Proxies must not retry

You live in the cloud. Your app lives in the cloud. Mostly. You’ve decided to add access controls via a simple proxy. Your service is supposed to have “100%” uptime, so of course the proxy has to have “100%” uptime.

So far so good – except that the back end only has 99.9% uptime and your friendly ops people have set up alarms that check service uptime via your proxy. Since you don’t want to get dinged you figure you’ll retry. No alarms, no problem. Right?

Truth is you’ve just made your app slower. Probably a lot slower. And more expensive. And less stable.

Huh?

Look at the data

Have a look at this picture. This is a real test for a proxy that retries after 15s.

Response times with retries

Let’s focus on the orange data. You’ll have to trust me when I say there are orange dots under the green dots. What you see is that the retry works really well: typical response time is about 2s and if that fails we get responses after about 17s (15+2) and if that fails we get responses after about 32s (215+2) and if that fails we get responses after about 47s (315+2). This is great! The proxy works!

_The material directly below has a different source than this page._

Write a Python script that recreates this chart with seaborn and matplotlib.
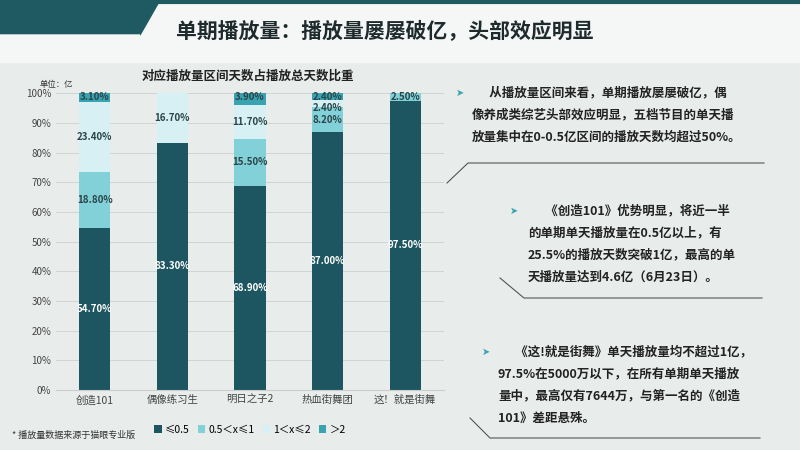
import matplotlib
matplotlib.use("Agg")
import matplotlib.pyplot as plt
import seaborn as sns
import pandas as pd
import numpy as np
from matplotlib.patches import Polygon, Rectangle

plt.rcParams["font.family"] = "Noto Sans CJK SC"

categories = ["创造101", "偶像练习生", "明日之子2", "热血街舞团", "这！就是街舞"]
s_le05 = [54.7, 83.3, 68.9, 87.0, 97.5]
s_05_1 = [18.8, 0.0, 15.5, 8.2, 2.5]
s_1_2 = [23.4, 16.7, 11.7, 2.4, 0.0]
s_gt2 = [3.1, 0.0, 3.9, 2.4, 0.0]
series_names = ["≤0.5", "0.5＜x≤1", "1＜x≤2", "＞2"]
colors = ["#1d5660", "#82d0d8", "#d6f0f3", "#3aa3b2"]
yticks = [0, 10, 20, 30, 40, 50, 60, 70, 80, 90, 100]

fig = plt.figure(figsize=(8, 4.5), dpi=100)
fig.patch.set_facecolor("#e8ecea")
bg = fig.add_axes([0, 0, 1, 1]); bg.set_xlim(0, 800); bg.set_ylim(450, 0); bg.axis("off")
bg.add_patch(Rectangle((0, 0), 800, 62, color="#f4f7f6"))
bg.add_patch(Polygon([(0, 0), (160, 0), (140, 35), (0, 35)], color="#1f5a62"))
bg.add_patch(Polygon([(0, 35), (140, 35), (120, 62), (0, 62)], color="#f4f7f6"))
bg.plot([0, 800], [2, 2], color="#1f5a62", lw=3)
bg.text(176, 32, "单期播放量：播放量屡屡破亿，头部效应明显", fontsize=15, fontweight="bold", color="#1e2a2c", va="center")
bg.text(248, 76, "对应播放量区间天数占播放总天数比重", fontsize=9, fontweight="bold", color="#222", ha="center", va="center")
bg.text(40, 84, "单位：亿", fontsize=6, color="#333", va="center")
bg.text(12, 435, "* 播放量数据来源于猫眼专业版", fontsize=6.5, color="#333", va="center")

texts = [
    (456, 93, ["      从播放量区间来看，单期播放屡屡破亿，偶", "像养成类综艺头部效应明显，五档节目的单天播", "放量集中在0-0.5亿区间的播放天数均超过50%。"], 472),
    (510, 211, ["      《创造101》优势明显，将近一半", "的单期单天播放量在0.5亿以上，有", "25.5%的播放天数突破1亿，最高的单", "天播放量达到4.6亿（6月23日）。"], 528),
    (482, 352, ["      《这!就是街舞》单天播放量均不超过1亿，", "97.5%在5000万以下，在所有单期单天播放", "量中，最高仅有7644万，与第一名的《创造", "101》差距悬殊。"], 498),
]
for bx, by, lines, lx in texts:
    bg.text(bx, by, "➤", fontsize=7, color="#3aa3b2", va="center", fontfamily="DejaVu Sans")
    for i, l in enumerate(lines):
        bg.text(lx, by + i * 22, l, fontsize=9, color="#222", va="center", fontweight="bold")
bg.plot([447, 468, 764], [183, 163, 163], color="#555", lw=0.8)
bg.plot([500, 524, 762], [278, 298, 298], color="#555", lw=0.8)
bg.plot([470, 490, 760], [418, 438, 438], color="#555", lw=0.8)

ax = fig.add_axes([0.07, 0.133, 0.485, 0.66])
ax.set_facecolor("none")
layers = [s_le05, s_05_1, s_1_2, s_gt2]
cum = np.cumsum(np.array(layers), axis=0)
for k in range(3, -1, -1):
    df = pd.DataFrame({"cat": categories, "val": cum[k]})
    sns.barplot(data=df, x="cat", y="val", color=colors[k], width=0.4, ax=ax, saturation=1, zorder=2, label=series_names[k])
for k in range(4):
    for i in range(5):
        v = layers[k][i]
        if v <= 0:
            continue
        y = cum[k][i] - v / 2
        if k == 3:
            y = min(cum[k][i] - 1.3, 99)
        if k == 2 and v < 3:
            y -= 1.5
        ax.text(i, y, f"{v:.2f}%", ha="center", va="center", fontsize=7, fontweight="bold",
                color="white" if k == 0 else "#2a4548", zorder=3)
ax.set_ylim(0, 100)
ax.set_yticks(yticks)
ax.set_yticklabels([f"{t}%" for t in yticks], fontsize=7, color="#444")
ax.tick_params(axis="x", labelsize=7.5, colors="#444", length=0)
ax.tick_params(axis="y", length=0)
ax.set_xlabel(""); ax.set_ylabel("")
ax.grid(axis="y", color="#d0d4d3", lw=0.7, zorder=0)
for s in ["top", "right", "left"]:
    ax.spines[s].set_visible(False)
ax.spines["bottom"].set_color("#ccc")
h, l = ax.get_legend_handles_labels()
order = [l.index(n) for n in series_names]
ax.legend([h[j] for j in order], series_names, loc="upper center", bbox_to_anchor=(0.5, -0.085),
          ncol=4, frameon=False, fontsize=7.5, handlelength=0.7, handleheight=0.7, columnspacing=0.8, handletextpad=0.3)
fig.savefig("out.png", dpi=100, facecolor=fig.get_facecolor())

Does it though? What should the client do? Should it wait for 50s? Or should it retry retry 25 times after 2s in the hopes that a single call will take the expected 2s? ? 10 times after 5s to account for some spread? Exponential backoff?

Based on the orange lines the client should absolutely retry every 3-5s. Of course that will kill your proxy and back end because under load each of the “timed out” calls will still go through the full proxy/back-end retry cycle. You just made the client DoS your service.

In practice the blue data is more realistic. Under load there is a time spread in service response times. Some calls may take up to 15s and response times generally increase with server load. This is why best practice would suggest exponential backoff. Using exponential backoff may improve the situation because you will eventually wait longer than the first proxy retry but even now the early calls in the backoff sequence are “timing out” on the client but the abandoned client calls still put a load on the backend through the proxy retry pattern so now you are using the proxy to DoS your service. Better but not good.

Finally, in both of the above cases you client contains retry code. Now, why would you have retry code in your proxy?

Slower? I don’t believe you!

Ok. Just for you I have created this cool little toy on GitHub which allows you to walk through this step by step. Let’s say your server takes at least 2s to respond and at most 6s. Let’s model this as a gaussian because they are pretty:

Example of retries making response slower

The blue line shows instantaneous probability that your request will be served at this time. The green line is the integrated probability, meaning that your request will be served by this time. Basically at 6s it is all but guaranteed that you received a reply.

So far so good. Now let’s have a look at the red line and what happens if we retry. If we retry early then we give up on any chance of the old request being fulfilled and start the wait again at the beginning. What this shows very nicely is that for any retry before you are guaranteed completion at 6s your performance will get worse.

How’s that different from the client doing the retry? Admittedly it isn’t. Except the client now has to wait until it’s guaranteed that the proxy would return!